» RECORDS SHOWN:
━━━
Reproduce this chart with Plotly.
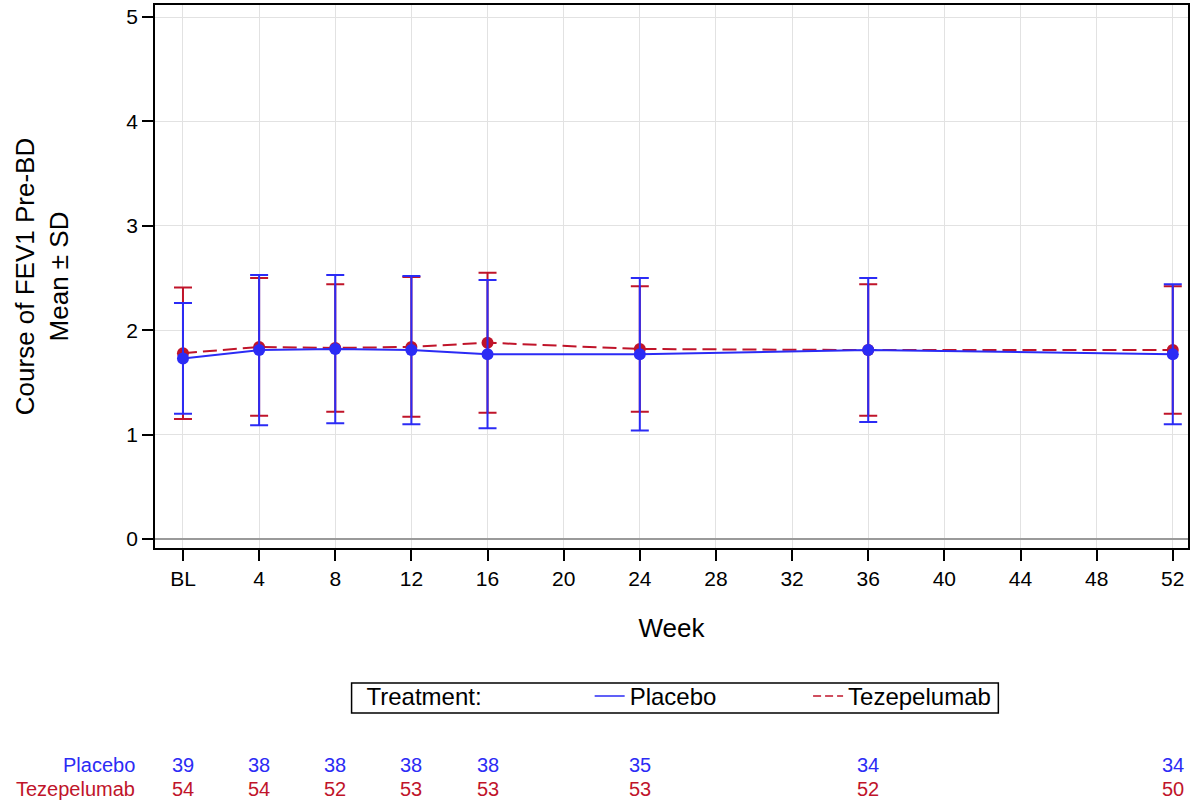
import plotly.graph_objects as go

weeks = [0, 4, 8, 12, 16, 24, 36, 52]
placebo_mean = [1.73, 1.81, 1.82, 1.81, 1.77, 1.77, 1.81, 1.77]
placebo_sd = [0.53, 0.72, 0.71, 0.71, 0.71, 0.73, 0.69, 0.67]
teze_mean = [1.78, 1.84, 1.83, 1.84, 1.88, 1.82, 1.81, 1.81]
teze_sd = [0.63, 0.66, 0.61, 0.67, 0.67, 0.60, 0.63, 0.61]
placebo_n = [39, 38, 38, 38, 38, 35, 34, 34]
teze_n = [54, 54, 52, 53, 53, 53, 52, 50]
tick_vals = [0, 4, 8, 12, 16, 20, 24, 28, 32, 36, 40, 44, 48, 52]
tick_text = ["BL", "4", "8", "12", "16", "20", "24", "28", "32", "36", "40", "44", "48", "52"]

BLUE = "#2B2BF5"
RED = "#C0142A"
FONT = "Liberation Sans, Arial, sans-serif"

fig = go.Figure()

fig.add_trace(go.Scatter(
    x=weeks, y=teze_mean, mode="lines+markers", name="Tezepelumab",
    line=dict(color=RED, width=2, dash="14px,6px"),
    marker=dict(color=RED, size=12),
    error_y=dict(type="data", array=teze_sd, visible=True, color=RED, thickness=2, width=9),
    showlegend=False,
))
fig.add_trace(go.Scatter(
    x=weeks, y=placebo_mean, mode="lines+markers", name="Placebo",
    line=dict(color=BLUE, width=2),
    marker=dict(color=BLUE, size=12),
    error_y=dict(type="data", array=placebo_sd, visible=True, color=BLUE, thickness=2, width=9),
    showlegend=False,
))

# legend-only traces
fig.add_trace(go.Scatter(x=[None], y=[None], mode="lines", name="Placebo" + "\u00a0" * 13,
                         line=dict(color=BLUE, width=1.5)))
fig.add_trace(go.Scatter(x=[None], y=[None], mode="lines", name="Tezepelumab",
                         line=dict(color=RED, width=1.5, dash="8px,4px")))

# at-risk table
ROW1, ROW2 = -0.4, -0.443
LABEL_X = (137 - 155) / 1035
for w, n in zip(weeks, placebo_n):
    fig.add_annotation(x=w, y=ROW1, xref="x", yref="paper", text=str(n), showarrow=False,
                       font=dict(color=BLUE, size=20, family=FONT), xanchor="center", yanchor="middle")
for w, n in zip(weeks, teze_n):
    fig.add_annotation(x=w, y=ROW2, xref="x", yref="paper", text=str(n), showarrow=False,
                       font=dict(color=RED, size=20, family=FONT), xanchor="center", yanchor="middle")
fig.add_annotation(x=LABEL_X, y=ROW1, xref="paper", yref="paper", text="Placebo", showarrow=False,
                   font=dict(color=BLUE, size=20, family=FONT), xanchor="right", yanchor="middle")
fig.add_annotation(x=LABEL_X, y=ROW2, xref="paper", yref="paper", text="Tezepelumab", showarrow=False,
                   font=dict(color=RED, size=20, family=FONT), xanchor="right", yanchor="middle")

# legend frame
fig.add_shape(type="rect", xref="paper", yref="paper",
              x0=0.1903, x1=0.8164, y0=-0.3039, y1=-0.2486,
              line=dict(color="black", width=1.5), fillcolor="rgba(0,0,0,0)")

fig.update_layout(
    width=1191, height=801,
    margin=dict(l=155, r=1, t=5, b=253),
    paper_bgcolor="white", plot_bgcolor="white",
    font=dict(family=FONT, size=21, color="black"),
    legend=dict(
        orientation="h", x=0.1903, y=-0.232, xanchor="left", yanchor="top",
        borderwidth=0, bgcolor="rgba(0,0,0,0)",
        title=dict(text="  Treatment:               ", side="left", font=dict(size=24)),
        font=dict(size=24),
    ),
    xaxis=dict(
        range=[-1.47, 52.8], tickvals=tick_vals, ticktext=tick_text,
        showgrid=True, gridcolor="#E2E2E2", gridwidth=1,
        showline=True, linecolor="black", linewidth=1.5, mirror=True,
        ticks="outside", ticklen=11, tickcolor="black", tickwidth=1.5, zeroline=False,
        title=dict(text="Week", standoff=30, font=dict(size=26)),
        tickfont=dict(size=21),
    ),
    yaxis=dict(
        range=[-0.086, 5.115], tickvals=[0, 1, 2, 3, 4, 5],
        showgrid=True, gridcolor="#E2E2E2", gridwidth=1,
        showline=True, linecolor="black", linewidth=1.5, mirror=True,
        ticks="outside", ticklen=11, tickcolor="black", tickwidth=1.5,
        zeroline=True, zerolinecolor="#9A9A9A", zerolinewidth=1.5,
        title=dict(text="Course of FEV1 Pre-BD<br>Mean ± SD", standoff=50, font=dict(size=26)),
        tickfont=dict(size=21),
    ),
)

fig.write_html("out.html")
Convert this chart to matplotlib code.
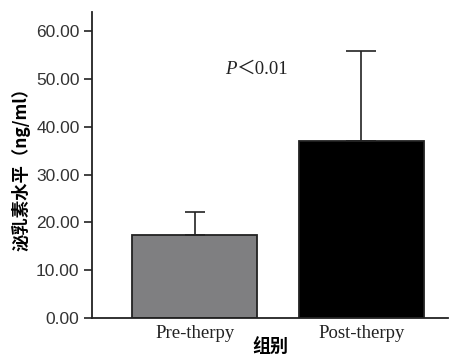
━━━
» DIRECTIONS:
Copy out the records above in full, exactly as written, but not the pictures.

» WRITTEN SOLUTION:
Reproduce this chart with Plotly.
import plotly.graph_objects as go

weeks = [0, 4, 8, 12, 16, 24, 36, 52]
placebo_mean = [1.73, 1.81, 1.82, 1.81, 1.77, 1.77, 1.81, 1.77]
placebo_sd = [0.53, 0.72, 0.71, 0.71, 0.71, 0.73, 0.69, 0.67]
teze_mean = [1.78, 1.84, 1.83, 1.84, 1.88, 1.82, 1.81, 1.81]
teze_sd = [0.63, 0.66, 0.61, 0.67, 0.67, 0.60, 0.63, 0.61]
placebo_n = [39, 38, 38, 38, 38, 35, 34, 34]
teze_n = [54, 54, 52, 53, 53, 53, 52, 50]
tick_vals = [0, 4, 8, 12, 16, 20, 24, 28, 32, 36, 40, 44, 48, 52]
tick_text = ["BL", "4", "8", "12", "16", "20", "24", "28", "32", "36", "40", "44", "48", "52"]

BLUE = "#2B2BF5"
RED = "#C0142A"
FONT = "Liberation Sans, Arial, sans-serif"

fig = go.Figure()

fig.add_trace(go.Scatter(
    x=weeks, y=teze_mean, mode="lines+markers", name="Tezepelumab",
    line=dict(color=RED, width=2, dash="14px,6px"),
    marker=dict(color=RED, size=12),
    error_y=dict(type="data", array=teze_sd, visible=True, color=RED, thickness=2, width=9),
    showlegend=False,
))
fig.add_trace(go.Scatter(
    x=weeks, y=placebo_mean, mode="lines+markers", name="Placebo",
    line=dict(color=BLUE, width=2),
    marker=dict(color=BLUE, size=12),
    error_y=dict(type="data", array=placebo_sd, visible=True, color=BLUE, thickness=2, width=9),
    showlegend=False,
))

# legend-only traces
fig.add_trace(go.Scatter(x=[None], y=[None], mode="lines", name="Placebo" + "\u00a0" * 13,
                         line=dict(color=BLUE, width=1.5)))
fig.add_trace(go.Scatter(x=[None], y=[None], mode="lines", name="Tezepelumab",
                         line=dict(color=RED, width=1.5, dash="8px,4px")))

# at-risk table
ROW1, ROW2 = -0.4, -0.443
LABEL_X = (137 - 155) / 1035
for w, n in zip(weeks, placebo_n):
    fig.add_annotation(x=w, y=ROW1, xref="x", yref="paper", text=str(n), showarrow=False,
                       font=dict(color=BLUE, size=20, family=FONT), xanchor="center", yanchor="middle")
for w, n in zip(weeks, teze_n):
    fig.add_annotation(x=w, y=ROW2, xref="x", yref="paper", text=str(n), showarrow=False,
                       font=dict(color=RED, size=20, family=FONT), xanchor="center", yanchor="middle")
fig.add_annotation(x=LABEL_X, y=ROW1, xref="paper", yref="paper", text="Placebo", showarrow=False,
                   font=dict(color=BLUE, size=20, family=FONT), xanchor="right", yanchor="middle")
fig.add_annotation(x=LABEL_X, y=ROW2, xref="paper", yref="paper", text="Tezepelumab", showarrow=False,
                   font=dict(color=RED, size=20, family=FONT), xanchor="right", yanchor="middle")

# legend frame
fig.add_shape(type="rect", xref="paper", yref="paper",
              x0=0.1903, x1=0.8164, y0=-0.3039, y1=-0.2486,
              line=dict(color="black", width=1.5), fillcolor="rgba(0,0,0,0)")

fig.update_layout(
    width=1191, height=801,
    margin=dict(l=155, r=1, t=5, b=253),
    paper_bgcolor="white", plot_bgcolor="white",
    font=dict(family=FONT, size=21, color="black"),
    legend=dict(
        orientation="h", x=0.1903, y=-0.232, xanchor="left", yanchor="top",
        borderwidth=0, bgcolor="rgba(0,0,0,0)",
        title=dict(text="  Treatment:               ", side="left", font=dict(size=24)),
        font=dict(size=24),
    ),
    xaxis=dict(
        range=[-1.47, 52.8], tickvals=tick_vals, ticktext=tick_text,
        showgrid=True, gridcolor="#E2E2E2", gridwidth=1,
        showline=True, linecolor="black", linewidth=1.5, mirror=True,
        ticks="outside", ticklen=11, tickcolor="black", tickwidth=1.5, zeroline=False,
        title=dict(text="Week", standoff=30, font=dict(size=26)),
        tickfont=dict(size=21),
    ),
    yaxis=dict(
        range=[-0.086, 5.115], tickvals=[0, 1, 2, 3, 4, 5],
        showgrid=True, gridcolor="#E2E2E2", gridwidth=1,
        showline=True, linecolor="black", linewidth=1.5, mirror=True,
        ticks="outside", ticklen=11, tickcolor="black", tickwidth=1.5,
        zeroline=True, zerolinecolor="#9A9A9A", zerolinewidth=1.5,
        title=dict(text="Course of FEV1 Pre-BD<br>Mean ± SD", standoff=50, font=dict(size=26)),
        tickfont=dict(size=21),
    ),
)

fig.write_html("out.html")
Convert this chart to matplotlib code.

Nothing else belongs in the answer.